RAYWOODのRW-084というもので、前の世代(2019年~2020年)のものに比べると、
- トリガー操作でエアのON/OFFができるオートスイッチ
- エア圧調節ダイヤルが付いてるため、細吹きも可能(らしい)
- ただしバッテリーは交換式やUSB-C接続じゃない
といったあたりが進化しているようです。
サフを吹いたあと、奥まった部分を黒でエアブラシ塗装します。
いわゆるシャドー吹きになるんですかね。
タミヤアクリルのセミグロスブラックです。
粒子が荒いですね。
基本塗装
T-28中戦車と同じく、VICカラー【4BOグリーン】で基本塗装します。
これで2度塗りくらいです。 シャドー吹きの感じがうっすら残っていますかね。 しかしこのあとさらに塗り重ねしていったらほぼ分からなくなっちゃいました。 まあよしとします。
履帯取り付け&細部
転輪まわりのゴム部分をタミヤアクリル【タイヤブラック】で筆塗りしたのち、ここで履帯を接着しました。

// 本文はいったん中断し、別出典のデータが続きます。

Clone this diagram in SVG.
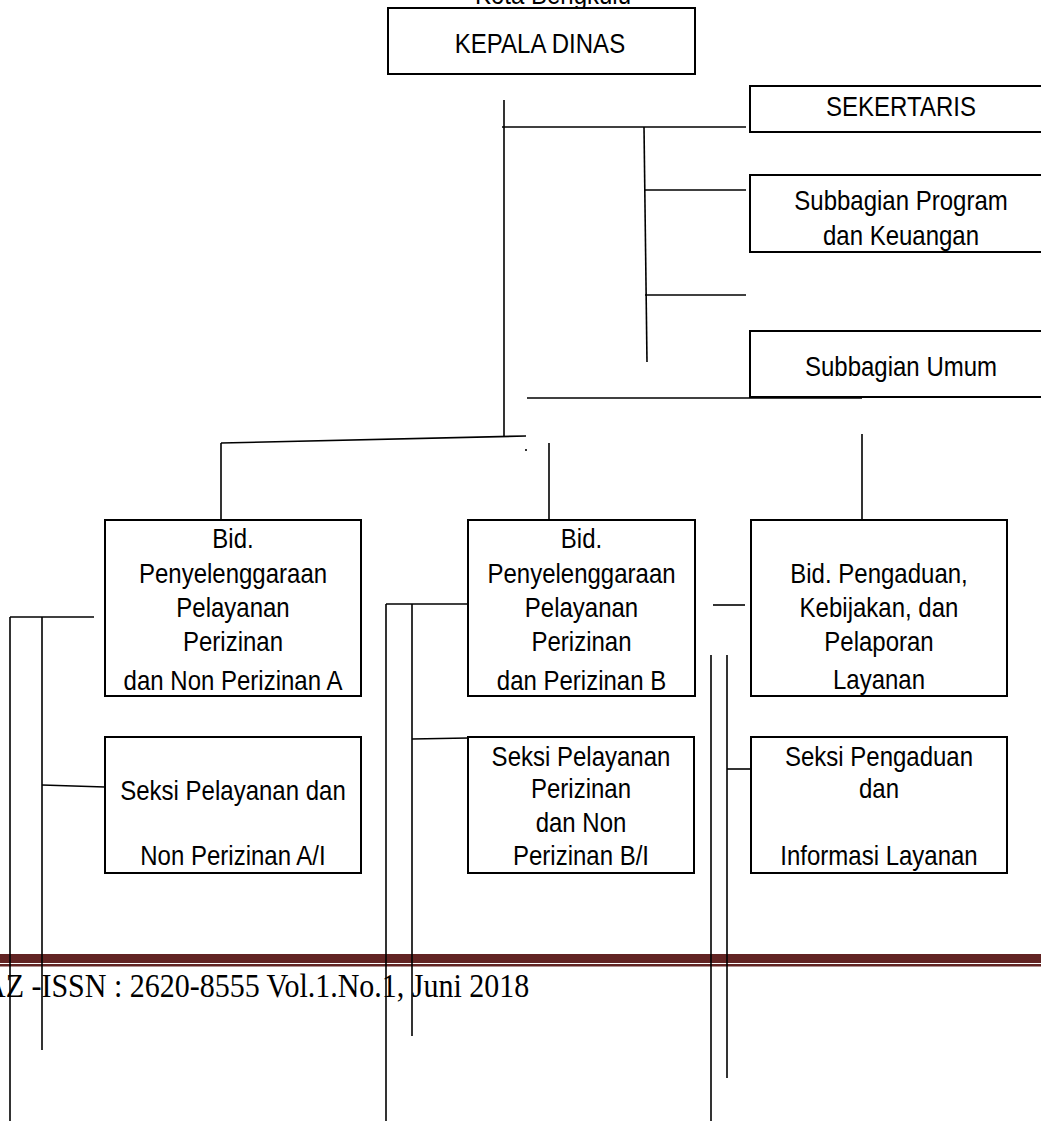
<svg xmlns="http://www.w3.org/2000/svg" width="1041" height="1121" viewBox="0 0 1041 1121">
<style>
.box{fill:#fff;stroke:#000;stroke-width:2}
.t{font-family:"Liberation Sans",Arial,sans-serif;font-size:24px;fill:#000;text-anchor:middle}
.c line{stroke:#000;stroke-width:1.6}
.ft{font-family:"Liberation Serif","Times New Roman",serif;font-size:30px;fill:#000}
</style>
<rect width="1041" height="1121" fill="#fff"/>
<text class="t" transform="translate(553,4) scale(1,1.15)">Kota Bengkulu</text>
<g id="footer">
<rect x="0" y="954" width="1041" height="9" fill="#622423"/>
<rect x="0" y="964" width="1041" height="2.5" fill="#622423"/>
<text class="ft" transform="translate(-16,997) scale(1,1.1)">AZ -ISSN : 2620-8555 Vol.1.No.1, Juni 2018</text>
</g>
<g id="kepala"><rect class="box" x="388" y="8" width="307" height="66"/><text class="t" transform="translate(540,53) scale(1,1.15)">KEPALA DINAS</text></g>
<g id="sekertaris"><rect class="box" x="750" y="86" width="400" height="46"/><text class="t" transform="translate(901,116) scale(1,1.15)">SEKERTARIS</text></g>
<g id="subprogram"><rect class="box" x="750" y="175" width="400" height="77"/><text class="t" transform="translate(901,210) scale(1,1.15)">Subbagian Program</text><text class="t" transform="translate(901,245) scale(1,1.15)">dan Keuangan</text></g>
<g id="subumum"><rect class="box" x="750" y="331" width="400" height="66"/><text class="t" transform="translate(901,376) scale(1,1.15)">Subbagian Umum</text></g>
<g id="bidA"><rect class="box" x="105" y="520" width="256" height="176"/>
<text class="t" transform="translate(233,548) scale(1,1.15)">Bid.</text>
<text class="t" transform="translate(233,583) scale(1,1.15)">Penyelenggaraan</text>
<text class="t" transform="translate(233,617) scale(1,1.15)">Pelayanan</text>
<text class="t" transform="translate(233,651) scale(1,1.15)">Perizinan</text>
<text class="t" transform="translate(233,690) scale(1,1.15)">dan Non Perizinan A</text></g>
<g id="bidB"><rect class="box" x="468" y="520" width="227" height="176"/>
<text class="t" transform="translate(581.5,548) scale(1,1.15)">Bid.</text>
<text class="t" transform="translate(581.5,583) scale(1,1.15)">Penyelenggaraan</text>
<text class="t" transform="translate(581.5,617) scale(1,1.15)">Pelayanan</text>
<text class="t" transform="translate(581.5,651) scale(1,1.15)">Perizinan</text>
<text class="t" transform="translate(581.5,690) scale(1,1.15)">dan Perizinan B</text></g>
<g id="bidC"><rect class="box" x="751" y="520" width="256" height="176"/>
<text class="t" transform="translate(879,583) scale(1,1.15)">Bid. Pengaduan,</text>
<text class="t" transform="translate(879,617) scale(1,1.15)">Kebijakan, dan</text>
<text class="t" transform="translate(879,651) scale(1,1.15)">Pelaporan</text>
<text class="t" transform="translate(879,689) scale(1,1.15)">Layanan</text></g>
<g id="seksiA"><rect class="box" x="105" y="737" width="256" height="136"/>
<text class="t" transform="translate(233,800) scale(1,1.15)">Seksi Pelayanan dan</text>
<text class="t" transform="translate(233,865) scale(1,1.15)">Non Perizinan A/I</text></g>
<g id="seksiB"><rect class="box" x="468" y="737" width="226" height="136"/>
<text class="t" transform="translate(581,766) scale(1,1.15)">Seksi Pelayanan</text>
<text class="t" transform="translate(581,798) scale(1,1.15)">Perizinan</text>
<text class="t" transform="translate(581,832) scale(1,1.15)">dan Non</text>
<text class="t" transform="translate(581,865) scale(1,1.15)">Perizinan B/I</text></g>
<g id="seksiC"><rect class="box" x="751" y="737" width="256" height="136"/>
<text class="t" transform="translate(879,766) scale(1,1.15)">Seksi Pengaduan</text>
<text class="t" transform="translate(879,798) scale(1,1.15)">dan</text>
<text class="t" transform="translate(879,865) scale(1,1.15)">Informasi Layanan</text></g>
<g id="connectors" class="c">
<line x1="504" y1="100" x2="504" y2="437"/>
<line x1="502" y1="127" x2="746" y2="127"/>
<line x1="644" y1="127" x2="647" y2="362"/>
<line x1="644" y1="190" x2="746" y2="190"/>
<line x1="645" y1="295" x2="746" y2="295"/>
<line x1="527" y1="398" x2="862" y2="398"/>
<line x1="221" y1="443" x2="526" y2="436"/>
<line x1="221" y1="443" x2="221" y2="519"/>
<line x1="549" y1="443" x2="549" y2="519"/>
<line x1="862" y1="434" x2="862" y2="519"/>
<line x1="526" y1="449" x2="526" y2="451"/>
<line x1="10" y1="617" x2="94" y2="617"/>
<line x1="10" y1="617" x2="10" y2="1121"/>
<line x1="42" y1="617" x2="42" y2="1050"/>
<line x1="42" y1="785" x2="105" y2="787"/>
<line x1="386" y1="604" x2="468" y2="604"/>
<line x1="386" y1="604" x2="386" y2="1121"/>
<line x1="412" y1="604" x2="412" y2="1036"/>
<line x1="412" y1="739" x2="468" y2="738"/>
<line x1="713" y1="605" x2="745" y2="605"/>
<line x1="711" y1="655" x2="711" y2="1121"/>
<line x1="727" y1="655" x2="727" y2="1078"/>
<line x1="727" y1="769" x2="751" y2="769"/>
</g>
</svg>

部分連結式で、起動輪と誘導輪の周りだけ一コマずつになっています。
かなりパーツ精度がよく、接着剤なしでも起動輪の歯にぴったり合って外れないくらいだったのですが、なぜか2コマほど余りました。
履帯の塗装はいつものごとくタミヤアクリル【ダークアイアン(履帯色)】です。
基本塗装はほぼ完了したので、牽引ロープ、機銃、OVMなどの細部を塗っていきます。
なぜかガンメタを持っていないので、タミヤアクリルの【セミグロスブラック】と【フラットアルミ】の混色です。
写真ではOVMの木製部分は塗装前の状態です。
デカール
デカールを貼りました。
かっこいいので、砲塔の赤と白のストライプはもちろん貼ります。
おそらくこれはパレードなどのための装飾であり、このストライプの塗装のまま実戦運用されたとは思えず、したがってウェザリングはそぐわないと思うのですが、見た目重視です。

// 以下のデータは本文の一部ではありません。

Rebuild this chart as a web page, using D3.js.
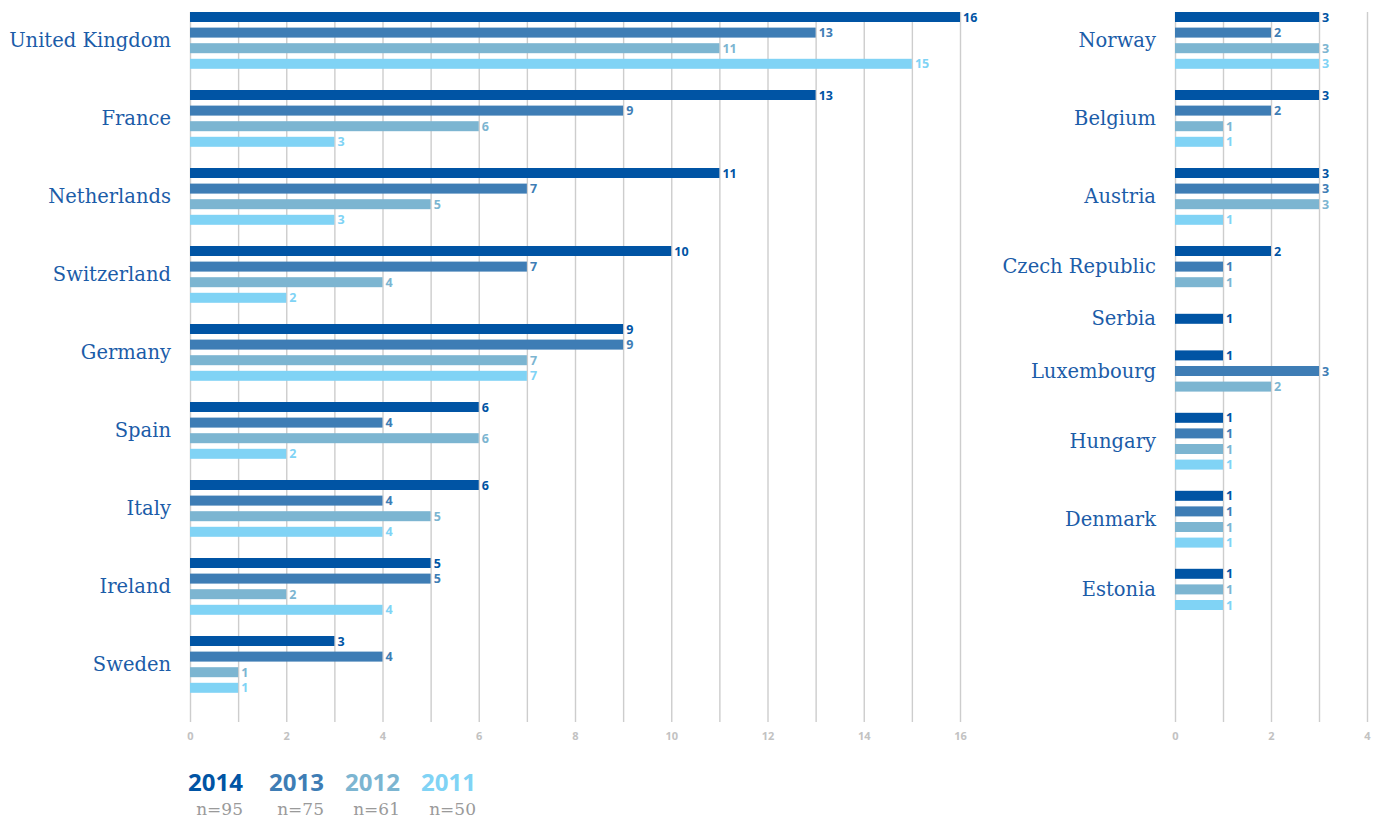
<!DOCTYPE html>
<html>
<head>
<meta charset="utf-8">
<script src="https://cdn.jsdelivr.net/npm/d3@7"></script>
<style>
  body { margin: 0; background: #fff; }
  svg { display: block; }
</style>
</head>
<body>
<script>
// data
var years = ["2014", "2013", "2012", "2011"];
var sampleSizes = ["n=95", "n=75", "n=61", "n=50"];
var colors = ["#0054a4", "#3e7db5", "#7cb5d1", "#80d3f5"];

var leftCountries = ["United Kingdom", "France", "Netherlands", "Switzerland", "Germany", "Spain", "Italy", "Ireland", "Sweden"];
var left2014 = [16, 13, 11, 10, 9, 6, 6, 5, 3];
var left2013 = [13, 9, 7, 7, 9, 4, 4, 5, 4];
var left2012 = [11, 6, 5, 4, 7, 6, 5, 2, 1];
var left2011 = [15, 3, 3, 2, 7, 2, 4, 4, 1];

var rightCountries = ["Norway", "Belgium", "Austria", "Czech Republic", "Serbia", "Luxembourg", "Hungary", "Denmark", "Estonia"];
var right2014 = [3, 3, 3, 2, 1, 1, 1, 1, 1];
var right2013 = [2, 2, 3, 1, null, 3, 1, 1, null];
var right2012 = [3, 1, 3, 1, null, 2, 1, 1, 1];
var right2011 = [3, 1, 1, null, null, null, 1, 1, 1];

var leftTicks = d3.range(0, 17);
var rightTicks = d3.range(0, 5);

var totalWidth = 1376, totalHeight = 818;
var gridTop = 12, gridBottom = 722;
var pitch = 15.6, barH = 10;

var svg = d3.select("body").append("svg")
    .attr("width", totalWidth)
    .attr("height", totalHeight);

function drawPanel(countries, series, xScale, ticks, labelX) {
    // gridlines + tick labels via axis
    var axis = d3.axisBottom(xScale)
        .tickValues(ticks)
        .tickSize(-(gridBottom - gridTop))
        .tickPadding(10)
        .tickFormat(function(d){ return d % 2 ? "" : d; });
    var g = svg.append("g")
        .attr("transform", "translate(0," + gridBottom + ")")
        .call(axis);
    g.select(".domain").remove();
    g.selectAll(".tick line").attr("stroke", "#cdcdcd").attr("stroke-width", 1.4);
    g.selectAll(".tick text")
        .attr("fill", "#c2c2c2")
        .style("font-family", "'Open Sans', sans-serif")
        .style("font-weight", "bold")
        .style("font-size", "11px");

    // rows: height depends on how many bars a country has
    var rowTop = 1.4;
    countries.forEach(function(c, i) {
        var present = [];
        series.forEach(function(s, k) {
            if (s[i] != null) present.push({ v: s[i], k: k });
        });
        var n = present.length;
        var rowH = Math.max((n + 1) * pitch, 42);
        var block = n * pitch - (pitch - barH);
        var y0 = rowTop + (rowH - block) / 2;

        svg.append("text")
            .attr("x", labelX)
            .attr("y", rowTop + rowH / 2)
            .attr("dy", "0.34em")
            .attr("text-anchor", "end")
            .attr("fill", "#1b5ca8")
            .style("font-family", "'DejaVu Serif', serif")
            .style("font-size", "19.5px")
            .text(c);

        var grp = svg.append("g");
        grp.selectAll("rect")
            .data(present)
            .enter()
            .append("rect")
            .attr("x", xScale(0))
            .attr("y", function(d, j){ return y0 + j * pitch; })
            .attr("width", function(d){ return xScale(d.v) - xScale(0); })
            .attr("height", barH)
            .attr("fill", function(d){ return colors[d.k]; });

        grp.selectAll("text")
            .data(present)
            .enter()
            .append("text")
            .attr("x", function(d){ return xScale(d.v) + 3; })
            .attr("y", function(d, j){ return y0 + j * pitch + barH / 2; })
            .attr("dy", "0.36em")
            .attr("fill", function(d){ return colors[d.k]; })
            .style("font-family", "'Open Sans', sans-serif")
            .style("font-weight", "bold")
            .style("font-size", "12.5px")
            .text(function(d){ return d.v; });

        rowTop += rowH;
    });
}

var xLeft = d3.scaleLinear().domain([0, 16]).range([190, 960]);
var xRight = d3.scaleLinear().domain([0, 4]).range([1175, 1367]);

drawPanel(leftCountries, [left2014, left2013, left2012, left2011], xLeft, leftTicks, 171);
drawPanel(rightCountries, [right2014, right2013, right2012, right2011], xRight, rightTicks, 1156);

// legend
var legendRight = [243, 324, 400, 476];
var legend = svg.append("g");
legend.selectAll("text.year")
    .data(years)
    .enter()
    .append("text")
    .attr("class", "year")
    .attr("x", function(d, i){ return legendRight[i]; })
    .attr("y", 791)
    .attr("text-anchor", "end")
    .attr("fill", function(d, i){ return colors[i]; })
    .style("font-family", "'Open Sans', sans-serif")
    .style("font-weight", "bold")
    .style("font-size", "24px")
    .text(function(d){ return d; });

legend.selectAll("text.n")
    .data(sampleSizes)
    .enter()
    .append("text")
    .attr("class", "n")
    .attr("x", function(d, i){ return legendRight[i]; })
    .attr("y", 815)
    .attr("text-anchor", "end")
    .attr("fill", "#9a9a9a")
    .style("font-family", "'DejaVu Serif', serif")
    .style("font-size", "17px")
    .text(function(d){ return d; });
</script>
</body>
</html>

※ でも、日本語版WikipediaのT-35記事にはこのストライプ付きのフィールド写真がありますね…!
ウェザリング
全体を半ツヤのクリアーでコートしてから、ウェザリング開始です。
全体をMr.ウェザリングカラー【グランドブラウン】でウォッシング兼スミ入れをしたあと、足回りの泥汚れを表現します。

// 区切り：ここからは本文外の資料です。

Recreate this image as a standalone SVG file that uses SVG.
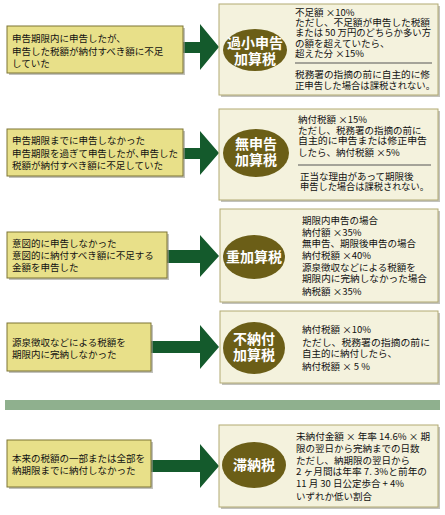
<svg xmlns="http://www.w3.org/2000/svg" width="445" height="515" viewBox="0 0 445 515">
<defs>
<style>
.cause{fill:#e8e089;stroke:#7d7434;stroke-width:1}
.res{fill:#f4f2dd;stroke:#b2aa72;stroke-width:1}
.shadow{fill:#9a9a90;opacity:0.6}
.oval{fill:#6b5e17}
.arrow{fill:#145a2c}
.t{font-family:"Noto Sans CJK JP","Noto Sans",sans-serif;font-size:9.5px;fill:#111}
.ot{font-family:"Noto Sans CJK JP","Noto Sans",sans-serif;font-size:14px;font-weight:bold;fill:#fff;text-anchor:middle}
.sep{stroke:#555;stroke-width:1}
</style>
</defs>
<rect width="445" height="515" fill="#fff"/>

<g id="connectors">
<polygon class="arrow" points="183,42 200,42 200,24 219,47 200,70 200,53 183,53"/>
<polygon class="arrow" points="183,148 200,148 200,131 219,153 200,175 200,159 183,159"/>
<polygon class="arrow" points="167,250 200,250 200,235 219,256 200,277 200,263 167,263"/>
<polygon class="arrow" points="151,341 200,341 200,325 219,347 200,369 200,353 151,353"/>
<polygon class="arrow" points="151,460 200,460 200,444 219,466 200,488 200,472 151,472"/>
</g>

<g id="cause1">
<rect class="shadow" x="9" y="28" width="176" height="47"/>
<rect class="cause" x="7" y="26" width="176" height="47"/>
<text class="t" x="12" y="41.5">申告期限内に申告したが、</text>
<text class="t" x="12" y="55">申告した税額が納付すべき額に不足</text>
<text class="t" x="12" y="67">していた</text>
</g>
<g id="result1">
<rect class="shadow" x="221" y="6" width="219" height="91"/>
<rect class="res" x="219" y="4" width="219" height="91"/>
<ellipse class="oval" cx="255" cy="50" rx="32" ry="21"/>
<text class="ot" x="255" y="48">過小申告</text>
<text class="ot" x="255" y="64">加算税</text>
<text class="t" x="295" y="15.5">不足額 ×10%</text>
<text class="t" x="295" y="26" textLength="135" lengthAdjust="spacingAndGlyphs">ただし、不足額が申告した税額</text>
<text class="t" x="295" y="36" textLength="136" lengthAdjust="spacingAndGlyphs">または 50 万円のどちらか多い方</text>
<text class="t" x="295" y="46.5">の額を超えていたら、</text>
<text class="t" x="295" y="57">超えた分 ×15%</text>
<line class="sep" x1="295" y1="63" x2="432" y2="63"/>
<text class="t" x="295" y="78" textLength="135" lengthAdjust="spacingAndGlyphs">税務署の指摘の前に自主的に修</text>
<text class="t" x="295" y="88.5" textLength="140" lengthAdjust="spacingAndGlyphs">正申告した場合は課税されない。</text>
</g>

<g id="cause2">
<rect class="shadow" x="9" y="131" width="176" height="47"/>
<rect class="cause" x="7" y="129" width="176" height="47"/>
<text class="t" x="12" y="144">申告期限までに申告しなかった</text>
<text class="t" x="12" y="156.5" textLength="166" lengthAdjust="spacingAndGlyphs">申告期限を過ぎて申告したが､申告した</text>
<text class="t" x="12" y="169">税額が納付すべき額に不足していた</text>
</g>
<g id="result2">
<rect class="shadow" x="221" y="111" width="219" height="91"/>
<rect class="res" x="219" y="109" width="219" height="91"/>
<ellipse class="oval" cx="256" cy="153" rx="33" ry="24"/>
<text class="ot" x="256" y="149">無申告</text>
<text class="ot" x="256" y="165">加算税</text>
<text class="t" x="298" y="123">納付税額 ×15%</text>
<text class="t" x="298" y="133.5">ただし、税務署の指摘の前に</text>
<text class="t" x="298" y="144" textLength="129" lengthAdjust="spacingAndGlyphs">自主的に申告または修正申告</text>
<text class="t" x="298" y="156">したら、納付税額 ×5%</text>
<line class="sep" x1="298" y1="165" x2="431" y2="165"/>
<text class="t" x="300" y="180">正当な理由があって期限後</text>
<text class="t" x="300" y="190" textLength="129" lengthAdjust="spacingAndGlyphs">申告した場合は課税されない。</text>
</g>

<g id="cause3">
<rect class="shadow" x="9" y="234" width="160" height="46"/>
<rect class="cause" x="7" y="232" width="160" height="46"/>
<text class="t" x="12" y="247">意図的に申告しなかった</text>
<text class="t" x="12" y="259">意図的に納付すべき額に不足する</text>
<text class="t" x="12" y="271">金額を申告した</text>
</g>
<g id="result3">
<rect class="shadow" x="222" y="211" width="218" height="93"/>
<rect class="res" x="220" y="209" width="218" height="93"/>
<ellipse class="oval" cx="254" cy="257" rx="31" ry="22"/>
<text class="ot" x="254" y="262">重加算税</text>
<text class="t" x="302" y="224">期限内申告の場合</text>
<text class="t" x="302" y="235.5">納付額 ×35%</text>
<text class="t" x="302" y="247">無申告、期限後申告の場合</text>
<text class="t" x="302" y="259">納付税額 ×40%</text>
<text class="t" x="302" y="270.5">源泉徴収などによる税額を</text>
<text class="t" x="302" y="282" textLength="125" lengthAdjust="spacingAndGlyphs">期限内に完納しなかった場合</text>
<text class="t" x="302" y="294.5">納税額 ×35%</text>
</g>

<g id="cause4">
<rect class="shadow" x="9" y="325" width="144" height="48"/>
<rect class="cause" x="7" y="323" width="144" height="48"/>
<text class="t" x="12" y="346">源泉徴収などによる税額を</text>
<text class="t" x="12" y="357.5">期限内に完納しなかった</text>
</g>
<g id="result4">
<rect class="shadow" x="222" y="313" width="218" height="72"/>
<rect class="res" x="220" y="311" width="218" height="72"/>
<ellipse class="oval" cx="254" cy="348" rx="31" ry="26"/>
<text class="ot" x="254" y="344">不納付</text>
<text class="ot" x="254" y="360">加算税</text>
<text class="t" x="302" y="333">納付税額 ×10%</text>
<text class="t" x="302" y="345.5" textLength="128" lengthAdjust="spacingAndGlyphs">ただし、税務署の指摘の前に</text>
<text class="t" x="302" y="357">自主的に納付したら、</text>
<text class="t" x="302" y="369.5">納付税額 × 5 %</text>
</g>

<rect x="5" y="400" width="435" height="10" fill="#8fb08e"/>

<g id="cause5">
<rect class="shadow" x="9" y="442" width="144" height="47"/>
<rect class="cause" x="7" y="440" width="144" height="47"/>
<text class="t" x="12" y="462">本来の税額の一部または全部を</text>
<text class="t" x="12" y="474">納期限までに納付しなかった</text>
</g>
<g id="result5">
<rect class="shadow" x="221" y="427" width="219" height="82"/>
<rect class="res" x="219" y="425" width="219" height="82"/>
<ellipse class="oval" cx="254" cy="465" rx="32" ry="23"/>
<text class="ot" x="254" y="470">滞納税</text>
<text class="t" x="296" y="440" textLength="134" lengthAdjust="spacingAndGlyphs">未納付金額 × 年率 14.6% × 期</text>
<text class="t" x="296" y="452">限の翌日から完納までの日数</text>
<text class="t" x="296" y="463.5">ただし、納期限の翌日から</text>
<text class="t" x="296" y="475" textLength="131" lengthAdjust="spacingAndGlyphs">2 ヶ月間は年率 7. 3%と前年の</text>
<text class="t" x="296" y="487">11 月 30 日公定歩合 + 4%</text>
<text class="t" x="296" y="499.5">いずれか低い割合</text>
</g>
</svg>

泥汚れはMr.ウェザリングカラー【グレイッシュブラウン】とMr.ウェザリングペースト【マッドブラウン】です。
グレイッシュブラウンは彩度があまり高くなく、乾いた泥を少し控えめに表現できるのが好みです。
この色をメインにし、泥の厚みと湿り気が多そうな下部の方は色の濃いマッドブラウンを少し混ぜたりして色味に変化を付けつつ、塗ったくっています。
完全に乾く前に適度に拭き取ったりしてます。
雨だれとサビ表現を付けていきます。
Mr.ウェザリングカラー【ステインブラウン】を面相筆を使って錆の発生しそうなところに置いたり、垂れそうなところに縦に線を引いたり、うすめ液で軽くぬぐってぼかしたりします。
いわゆるストレーキングですね。
ソ連戦車にはほんとに錆が似合いますね(毎回書いてる)。
車体や砲塔の上部には砂ぼこりを乗せます。
Mr.ウェザリングカラー【サンディウォッシュ】です。
ヘッドライトはHアイズで透明化しました。
最後まで残っていた砲塔のアンテナを取り付け、もう少し強調する感じでスミ入れとサビ表現を追加しました。
特にガンメタで塗ったOVMやロープ、予備履帯は鉄サビ感マシマシです。
サイドスカートの着脱化
最後に、サイドスカートをマグネットで着脱できるようにしました。
車体右側だけですが、ネオジム磁石を足回りの前後2か所に埋め込み、サイドスカート裏側にも貼り付けます。
ネオジムのサイズは3㎜×1㎜。
いい感じにネオジムがパーツの隙間にすっぽり入り、ほとんど加工も要らず、あまり目立たないようにできたと思います。
これでひとまず完成としました。 すでに2021年10月も終わりごろでした。